Collins begins with the “Early Period (1945 –1962),” during which instructional cooking segments on radio programs became as popular as their televised counterparts would years later. Radio spots during the early ’40s sought to better the talents of the modern housewife but also to quell the rising unease during wartime. Fictional hostesses Aunt Sammy and Betty Crocker shared recipes and household hints just as television burst onto the scene, a medium first exploited by epicurean vanguard and cookbook author James Beard in the mid-’40s.

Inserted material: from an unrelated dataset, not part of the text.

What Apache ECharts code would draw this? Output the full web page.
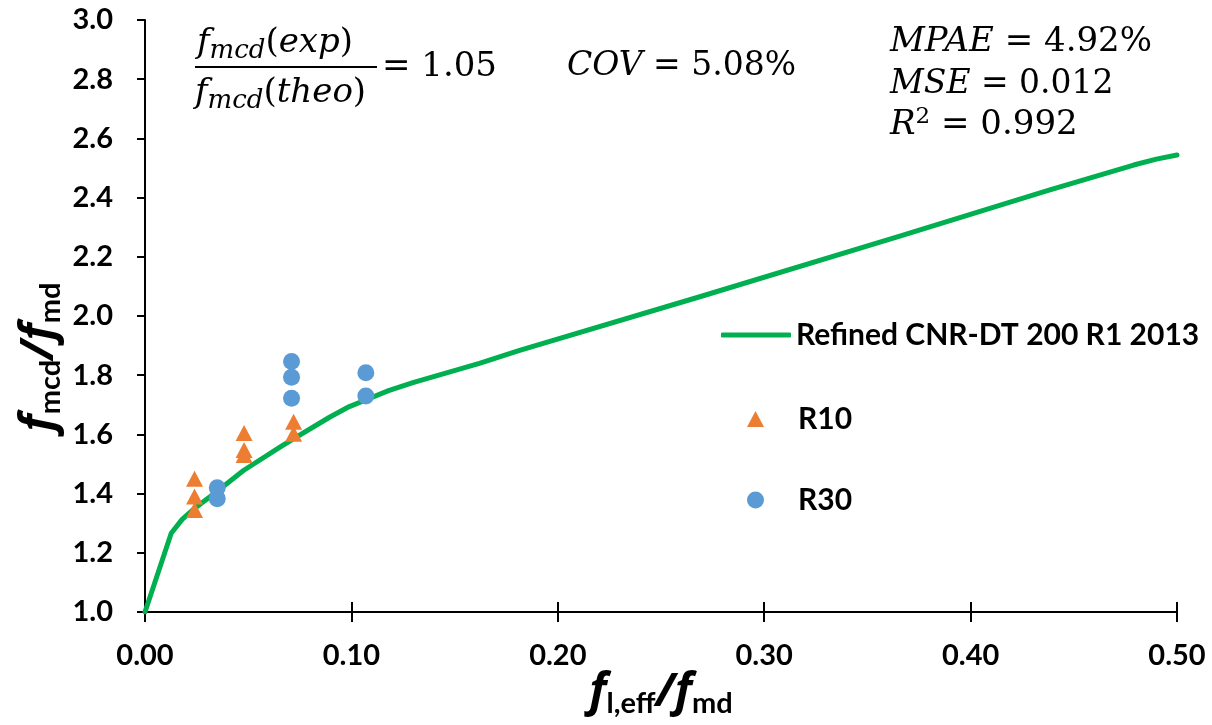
<!DOCTYPE html>
<html>
<head>
<meta charset="utf-8">
<script src="https://cdn.jsdelivr.net/npm/echarts@6/dist/echarts.min.js"></script>
<style>
  html, body { margin: 0; padding: 0; background: #ffffff; }
  #chart { width: 1212px; height: 725px; }
</style>
</head>
<body>
<div id="chart"></div>
<script>
// Confinement model curve: f_l,eff/f_md -> f_mcd/f_md
const curveX = [0, 0.0127, 0.018, 0.024, 0.0353, 0.0477, 0.0652, 0.0717, 0.0894, 0.099, 0.1072, 0.118, 0.1298, 0.162, 0.1815, 0.2688, 0.3657, 0.4384, 0.479, 0.49, 0.5];
const curveY = [1.0, 1.266, 1.313, 1.350, 1.410, 1.478, 1.556, 1.584, 1.658, 1.694, 1.717, 1.748, 1.775, 1.840, 1.884, 2.065, 2.270, 2.426, 2.510, 2.530, 2.544];

// Test specimens, series R10
const r10X = [0.024, 0.024, 0.024, 0.048, 0.048, 0.048, 0.072, 0.072];
const r10Y = [1.450, 1.390, 1.345, 1.605, 1.547, 1.530, 1.643, 1.602];

// Test specimens, series R30
const r30X = [0.035, 0.035, 0.071, 0.071, 0.071, 0.107, 0.107];
const r30Y = [1.420, 1.383, 1.846, 1.793, 1.722, 1.808, 1.730];

const seriesNames = ['Refined CNR-DT 200 R1 2013', 'R10', 'R30'];

const pair = (xs, ys) => xs.map((x, i) => [x, ys[i]]);

const LABEL_FONT = 'Lato';
const MATH_FONT = 'DejaVu Serif';
const TITLE_F_FONT = 'Open Sans';

const mathRich = (size) => ({
  i: { fontFamily: MATH_FONT, fontStyle: 'italic', fontSize: size, color: '#000', lineHeight: 40, verticalAlign: 'middle' },
  n: { fontFamily: MATH_FONT, fontSize: size, color: '#000', lineHeight: 40, verticalAlign: 'middle' },
  s: { fontFamily: MATH_FONT, fontStyle: 'italic', fontSize: Math.round(size * 0.76), color: '#000', lineHeight: 26, padding: [16, 0, 0, 0], verticalAlign: 'middle' },
  p: { fontFamily: MATH_FONT, fontSize: Math.round(size * 0.68), color: '#000', lineHeight: 23, padding: [0, 0, 16, 0], verticalAlign: 'middle' }
});

const titleRich = {
  f: { fontFamily: TITLE_F_FONT, fontStyle: 'italic', fontWeight: 'bold', fontSize: 46, color: '#000', lineHeight: 56, verticalAlign: 'middle' },
  s: { fontFamily: LABEL_FONT, fontWeight: 'bold', fontSize: 29, color: '#000', lineHeight: 30, padding: [22, 0, 0, 0], verticalAlign: 'middle' }
};

const chart = echarts.init(document.getElementById('chart'), null, { renderer: 'canvas' });

const baseX = {
  type: 'value', min: 0, max: 0.5, interval: 0.1, position: 'bottom',
  splitLine: { show: false }
};

const legendText = { fontFamily: LABEL_FONT, fontWeight: 'bold', fontSize: 30, color: '#000' };

chart.setOption({
  backgroundColor: '#ffffff',
  animation: false,
  grid: { left: 145, right: 35, top: 20, bottom: 113, containLabel: false },
  xAxis: [
    Object.assign({}, baseX, {
      axisLine: { lineStyle: { color: '#000', width: 2 } },
      axisTick: { inside: true, length: 10, lineStyle: { color: '#000', width: 2 } },
      axisLabel: {
        margin: 29,
        fontFamily: LABEL_FONT, fontWeight: 'bold', fontSize: 29, color: '#000',
        formatter: v => v.toFixed(2)
      }
    }),
    Object.assign({}, baseX, {
      axisLine: { show: false },
      axisTick: { inside: false, length: 10, lineStyle: { color: '#000', width: 2 } },
      axisLabel: { show: false }
    })
  ],
  yAxis: {
    type: 'value', min: 1, max: 3, interval: 0.2,
    splitLine: { show: false },
    axisLine: { show: true, lineStyle: { color: '#000', width: 2 } },
    axisTick: { show: true, inside: false, length: 8, lineStyle: { color: '#000', width: 2 } },
    axisLabel: {
      margin: 32,
      fontFamily: LABEL_FONT, fontWeight: 'bold', fontSize: 29, color: '#000',
      formatter: v => v.toFixed(1)
    }
  },
  legend: [
    {
      data: [{ name: seriesNames[0], icon: 'roundRect' }],
      left: 721, top: 320, padding: 0,
      itemWidth: 70, itemHeight: 5, itemGap: 0,
      textStyle: legendText
    },
    {
      data: [{ name: seriesNames[1], icon: 'triangle' }],
      left: 747, top: 404, padding: 0,
      itemWidth: 17, itemHeight: 16, itemGap: 0,
      textStyle: Object.assign({ padding: [0, 0, 0, 29] }, legendText)
    },
    {
      data: [{ name: seriesNames[2], icon: 'circle' }],
      left: 747, top: 485, padding: 0,
      itemWidth: 17, itemHeight: 17, itemGap: 0,
      textStyle: Object.assign({ padding: [0, 0, 0, 29] }, legendText)
    }
  ],
  series: [
    {
      name: seriesNames[0], type: 'line', xAxisIndex: 0,
      data: pair(curveX, curveY),
      showSymbol: false, smooth: false,
      lineStyle: { color: '#00B050', width: 5, cap: 'round', join: 'round' },
      itemStyle: { color: '#00B050' },
      z: 2
    },
    {
      name: seriesNames[1], type: 'scatter', xAxisIndex: 0,
      data: pair(r10X, r10Y),
      symbol: 'triangle', symbolSize: [17, 16],
      itemStyle: { color: '#ED7D31', opacity: 1 },
      z: 3
    },
    {
      name: seriesNames[2], type: 'scatter', xAxisIndex: 0,
      data: pair(r30X, r30Y),
      symbol: 'circle', symbolSize: 17,
      itemStyle: { color: '#5B9BD5', opacity: 1 },
      z: 4
    }
  ],
  graphic: [
    // fraction: f_mcd(exp) / f_mcd(theo) = 1.05
    { type: 'text', left: 197, top: 22, style: { text: '{i|f}{s|mcd}{n|(}{i|exp}{n|)}', rich: mathRich(34) } },
    { type: 'rect', shape: { x: 195, y: 66, width: 182, height: 2 }, style: { fill: '#000' } },
    { type: 'text', left: 195, top: 72, style: { text: '{i|f}{s|mcd}{n|(}{i|theo}{n|)}', rich: mathRich(34) } },
    { type: 'text', left: 382, top: 50, style: { text: '{n|= 1.05}', rich: mathRich(34) } },
    { type: 'text', left: 567, top: 50, style: { text: '{i|COV}{n| = 5.08%}', rich: mathRich(33) } },
    // goodness-of-fit statistics
    { type: 'text', left: 890, top: 25, style: { text: '{i|MPAE}{n| = 4.92%}', rich: mathRich(34) } },
    { type: 'text', left: 890, top: 68, style: { text: '{i|MSE}{n| = 0.012}', rich: mathRich(33) } },
    { type: 'text', left: 890, top: 106, style: { text: '{i|R}{p|2}{n| = 0.992}', rich: mathRich(34) } },
    // axis titles
    {
      type: 'text', x: 40, y: 357, rotation: Math.PI / 2,
      style: { text: '{f|f}{s|mcd}{f|/f}{s|md}', rich: titleRich, align: 'center', verticalAlign: 'middle' }
    },
    {
      type: 'text', x: 661, y: 693,
      style: { text: '{f|f}{s|l,eff}{f|/f}{s|md}', rich: titleRich, align: 'center', verticalAlign: 'middle' }
    }
  ]
});
</script>
</body>
</html>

Collins notes that most shows were merely vehicles for appliance promotion and were hosted by women such as radio performer Alma Kitchell and inexperienced cook Monty Margetts, who “had to ask a friend what ‘marinate’ meant.” The phenomenon of legendary French chef Julia Child dominates the majority of the section covering the ’60s through the ’90s. Through her blunt, droll delivery, Child intended to “take French cooking from high society to the suburbs, from Park Avenue and Champs Elysses to Elm Street.” After Child, the “British dandy” Graham Kerr’s The Galloping Gourmet became “the first cooking chow to aggressively capitalize on the entertainment potential of the medium and to come at the genre from this angle.” These personalities, Collins insists, helped usher cooking shows into a more progressive era, opening the door for the immense popularity of gourmands like Emeril Lagasse, Rachael Ray, Paula Deen and Martha Stewart. The author provides generous coverage of the Food Network in the final section, moving the narrative into the contemporary American consumerism culture.

Packed with interesting gastronomical morsels, but the dry presentation may send diehard foodies to the television to watch and learn instead of reading about it.